What’s more interesting is the comments students write, which I take far more seriously than numbers punched into a Likert scale, and are far more likely to get me to change things in the course. I got a few criticisms that made me happy.

Students said, “wasted too much time on creationism” and “I want to learn more biology, not creationism.” For context, I give ONE(1) lecture out of 30 that addresses religious objections to evolutionary theory. One. And this audience of smart millennials is just completely over it. That makes me so happy.

OK, have it your way. I’m cutting that lecture out of next year’s curriculum, and replacing it with more straight-up unvarnished biology, with no regrets. I hope this class is representative of their generation, because it’s about time we could ignore that nonsense.

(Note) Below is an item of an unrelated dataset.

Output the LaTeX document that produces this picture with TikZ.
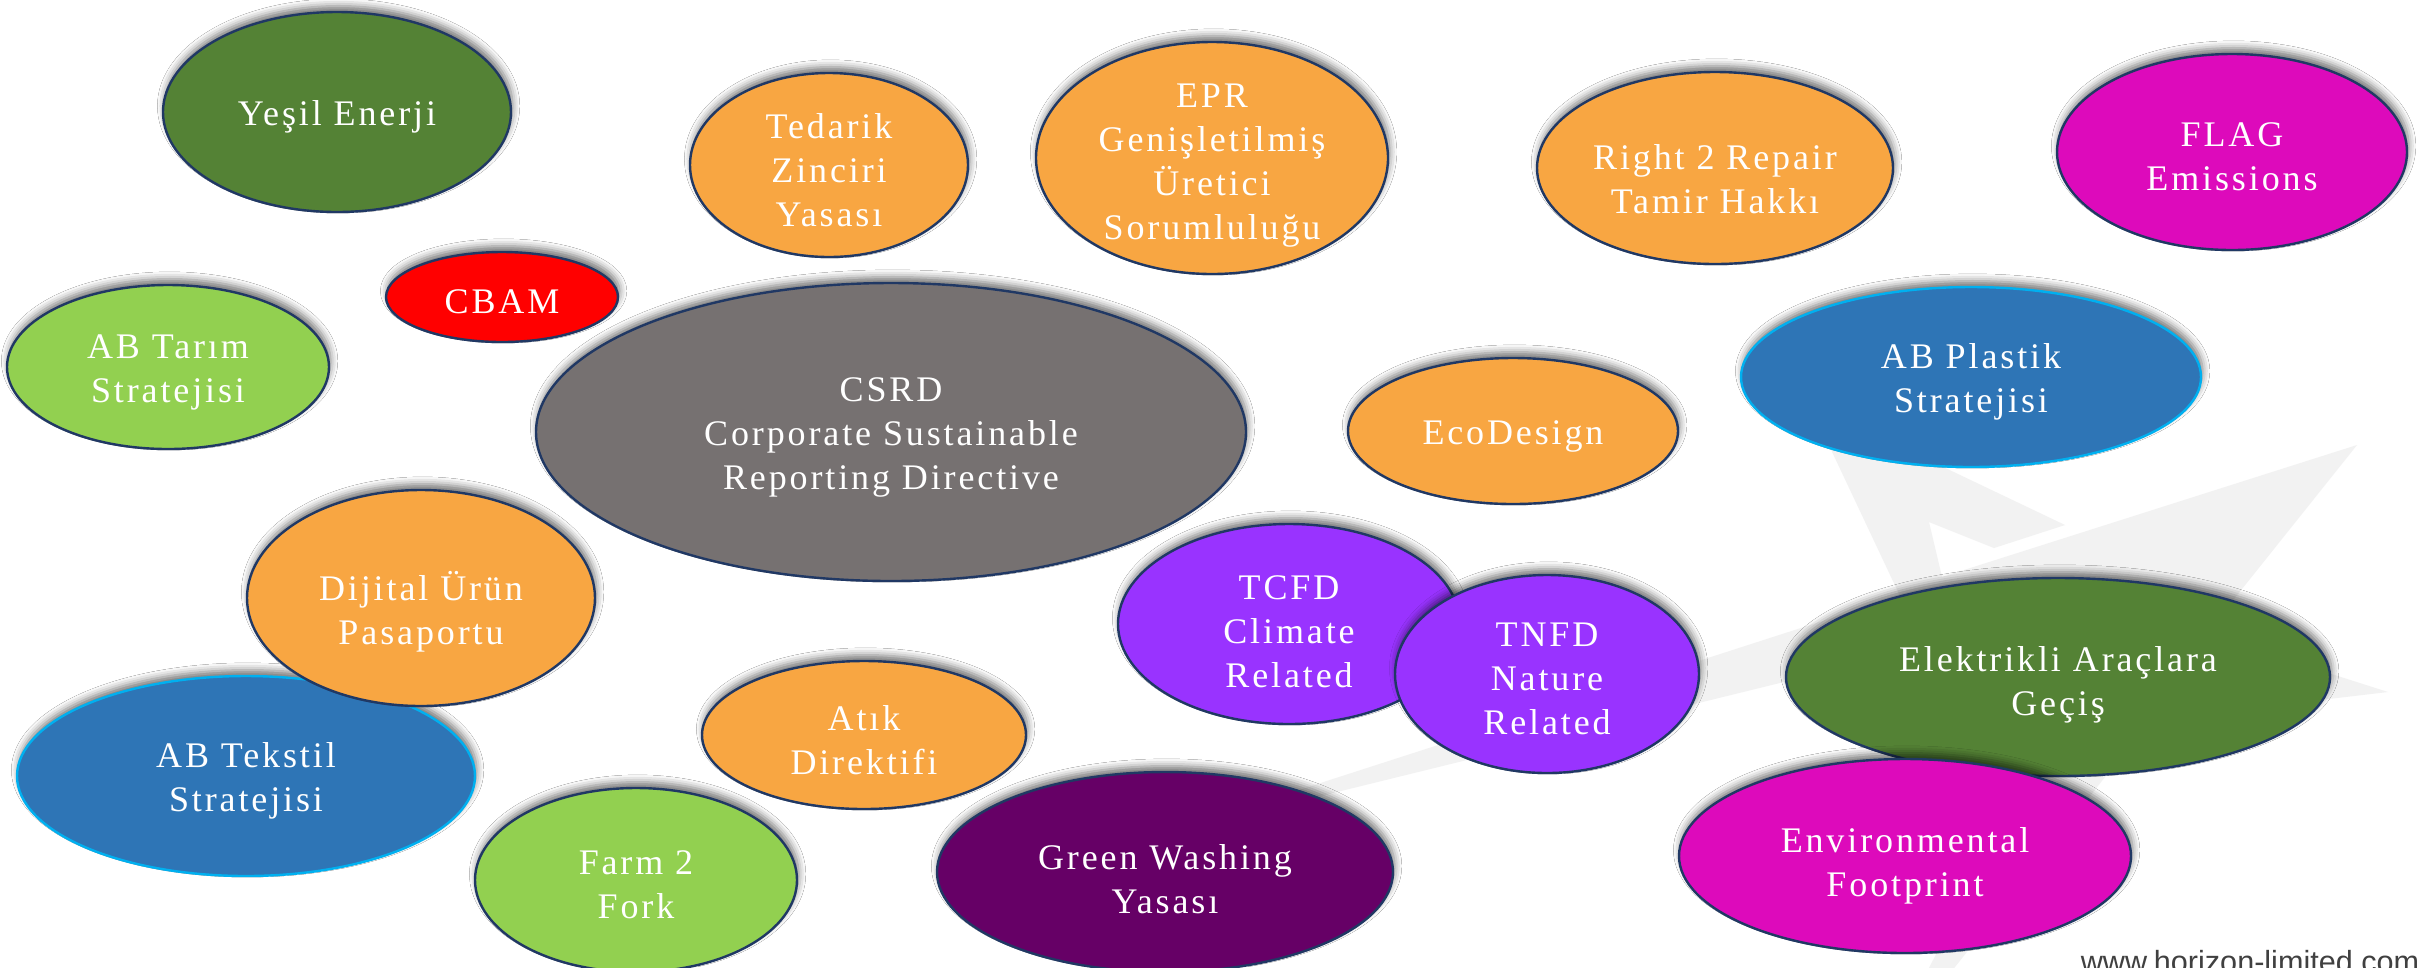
\documentclass[tikz,border=0pt]{standalone}
\usepackage{fontspec}
\setmainfont{Liberation Serif}[LetterSpace=8]
\newfontfamily\urlfont{Liberation Sans}
\usetikzlibrary{shapes.geometric,shadows.blur}
\definecolor{bordr}{HTML}{203864}
\definecolor{dkgreen}{HTML}{548235}
\definecolor{ltgreen}{HTML}{92D050}
\definecolor{orng}{HTML}{F8A642}
\definecolor{rred}{HTML}{FF0000}
\definecolor{gry}{HTML}{767171}
\definecolor{blu}{HTML}{2E75B6}
\definecolor{ltblu}{HTML}{00B0F0}
\definecolor{purp}{HTML}{9933FF}
\definecolor{dkpurp}{HTML}{660066}
\definecolor{mgnt}{HTML}{DD0ABB}
\definecolor{wmark}{HTML}{F2F2F2}
\definecolor{urlgray}{HTML}{404040}
\begin{document}
\begin{tikzpicture}[x=0.25pt,y=-0.25pt,
  bub/.style={ellipse, draw=bordr, line width=0.6pt, inner sep=0pt,
    blur shadow={shadow xshift=0.4pt, shadow yshift=1.5pt, shadow blur radius=1.8pt, shadow opacity=55}},
  bluebub/.style={bub, draw=ltblu, fill=blu},
  txt/.style={text=white, align=center, inner sep=0pt, yshift=-1.25pt, font=\fontsize{9}{11}\selectfont},
  urltxt/.style={text=urlgray, inner sep=0pt, font=\urlfont\fontsize{7.65}{9}\selectfont}
]
\useasboundingbox (0,0) rectangle (2420,967);
\clip (0,0) rectangle (2420,967);
\fill[white] (0,0) rectangle (2420,967);
% watermark logo
\fill[wmark] (1150,838) -- (1900,596) -- (1809,403) -- (2065,525) -- (1994,548) -- (1929,522)
  -- (1942,577) -- (2357,445) -- (2206,634) -- (2388,692) -- (2150,720) -- (1880,1062)
  -- (2121,599) -- cycle;
% bubbles
\node[bub, fill=dkgreen, minimum width=87pt, minimum height=50pt] (yesil) at (337,112) {};
\node[txt] (yesilT) at (yesil.center) {Yeşil Enerji};
\node[bub, fill=rred, minimum width=58pt, minimum height=22.5pt] (cbam) at (502,297) {};
\node[txt] (cbamT) at (cbam.center) {CBAM};
\node[bub, fill=ltgreen, minimum width=80.5pt, minimum height=41pt] (tarim) at (168,367) {};
\node[txt] (tarimT) at (tarim.center) {AB Tarım\\Stratejisi};
\node[bub, fill=orng, minimum width=69.5pt, minimum height=46pt] (tedarik) at (829,165) {};
\node[txt] (tedarikT) at (tedarik.center) {Tedarik\\Zinciri\\Yasası};
\node[bub, fill=orng, minimum width=88pt, minimum height=58pt] (epr) at (1212,158) {};
\node[txt, yshift=-0.75pt] (eprT) at (epr.center) {EPR\\Genişletilmiş\\Üretici\\Sorumluluğu};
\node[bub, fill=orng, minimum width=89pt, minimum height=48pt] (repair) at (1715,168) {};
\node[txt, yshift=-1.5pt] (repairT) at (repair.center) {Right 2 Repair\\Tamir Hakkı};
\node[bub, fill=mgnt, minimum width=87.5pt, minimum height=49pt] (flag) at (2232,152) {};
\node[txt] (flagT) at (flag.center) {FLAG\\Emissions};
\node[bub, fill=gry, minimum width=177.5pt, minimum height=74.5pt] (csrd) at (891,432) {};
\node[txt] (csrdT) at (csrd.center) {CSRD\\Corporate Sustainable\\Reporting Directive};
\node[bub, fill=orng, minimum width=82.5pt, minimum height=36.5pt] (eco) at (1513,431) {};
\node[txt] (ecoT) at (eco.center) {EcoDesign};
\node[bluebub, minimum width=115pt, minimum height=45pt] (plastik) at (1971,377) {};
\node[txt] (plastikT) at (plastik.center) {AB Plastik\\Stratejisi};
\node[bluebub, minimum width=114.5pt, minimum height=50pt] (tekstil) at (246,776) {};
\node[txt] (tekstilT) at (tekstil.center) {AB Tekstil\\Stratejisi};
\node[bub, fill=orng, minimum width=87pt, minimum height=54pt] (dijital) at (421,598) {};
\node[txt, yshift=-2.25pt] (dijitalT) at (dijital.center) {Dijital Ürün\\Pasaportu};
\node[bub, fill=orng, minimum width=81pt, minimum height=37pt] (atik) at (864,735) {};
\node[txt] (atikT) at (atik.center) {Atık\\Direktifi};
\node[bub, fill=ltgreen, minimum width=80.5pt, minimum height=46pt] (farm) at (636,880) {};
\node[txt] (farmT) at (farm.center) {Farm 2\\Fork};
\node[bub, fill=dkpurp, minimum width=114pt, minimum height=50pt] (gw) at (1165,872) {};
\node[txt, yshift=-0.5pt] (gwT) at (gw.center) {Green Washing\\Yasası};
\node[bub, fill=purp, minimum width=85.5pt, minimum height=50pt] (tcfd) at (1289,624) {};
\node[txt, yshift=-0.75pt] (tcfdT) at (tcfd.center) {TCFD\\Climate\\Related};
\node[bub, fill=purp, minimum width=76pt, minimum height=49.5pt] (tnfd) at (1547,674) {};
\node[txt] (tnfdT) at (tnfd.center) {TNFD\\Nature\\Related};
\node[bub, fill=dkgreen, minimum width=136pt, minimum height=49.5pt] (elek) at (2058,677) {};
\node[txt, yshift=-0.75pt] (elekT) at (elek.center) {Elektrikli Araçlara\\Geçiş};
\node[bub, fill=mgnt, minimum width=113pt, minimum height=48.5pt] (env) at (1905,856) {};
\node[txt, yshift=-1.25pt] (envT) at (env.center) {Environmental\\Footprint};
% url
\node[urltxt, anchor=base west] (url) at (2080,972) {www.horizon-limited.com};
\end{tikzpicture}
\end{document}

Frantically rewriting lectures

Aaargh, neglecting the blog again. My big distraction today: as always happens, I looked over last year’s notes and grumped at myself and said this will not do, this is totally inadequate, I need to rewrite the whole thing. The plan for tomorrow was to talk about the pentose phosphate pathway AKA the hexose monophosphate shunt AKA the phosphogluconate pathway because this stuff is important and, weirdly, our textbook doesn’t even mention it, so I can’t even punt and tell the students to go away, don’t bother me, just read Chapter X. As is common in cell bio, all we talk about is how we burn sugar to make ATP, and very little about essential anabolic reactions. And that bothers me.

The PPP is cool beans, too, so I rewrote the lecture from the ground up to cover more of the details, expanding what used to be a short aside into the whole dang talk, and I’m probably going to terrify them all with a peek into more advanced biochemistry (this is a class for 2nd year students, so it’s introductory level) and the way all of biochemistry is tangled and intertwined, but hey, they’re smart students. They can take it.

Unfortunately, it’s stuff that isn’t going to entertain a more general audience, unless you think filling in the details on this introductory slide would get you excited.

Man, I was so into biochemistry as an undergrad, and then I got distracted by neuroscience and development. I need to begin a second lifetime so I can catch up.

Now I have to finish grading, which is far less enthralling.

What do scientists do over summer break?

Well, today Mary and I scrubbed up the genetics lab all morning, I cleaned out a lot of fly bottles and emptied the incubator, and now those bottles are sitting in the autoclave getting a super-sauna. The lab is now mostly sparkling clean and ready for the next class in the Fall!

This is what I get paid to do, and what my degree qualified me for. Mary, unfortunately, doesn’t get paid, although she too has an advanced degree, and helped out so I wouldn’t have to spend all day in the nasty drudgery. So many dead flies and pupae!

This is exactly what it looked like, after we got done cleaning it.

No, I’m not done!

I got out of the house to celebrate the end of the semester yesterday, but it was slightly premature. Next week is finals week. I have to slap myself to attention and buckle down and write the genetics final and post it on Canvas.

It shouldn’t be too bad. I’m planning to take full advantage of the Canvas autograder, so I mainly have to invest time this morning in setting up the problems with discrete answers and plugging the answer key into the software, and then grading next week will mainly involve updating the grade sheet.

I slept in until 7am this morning! The stress is fading already!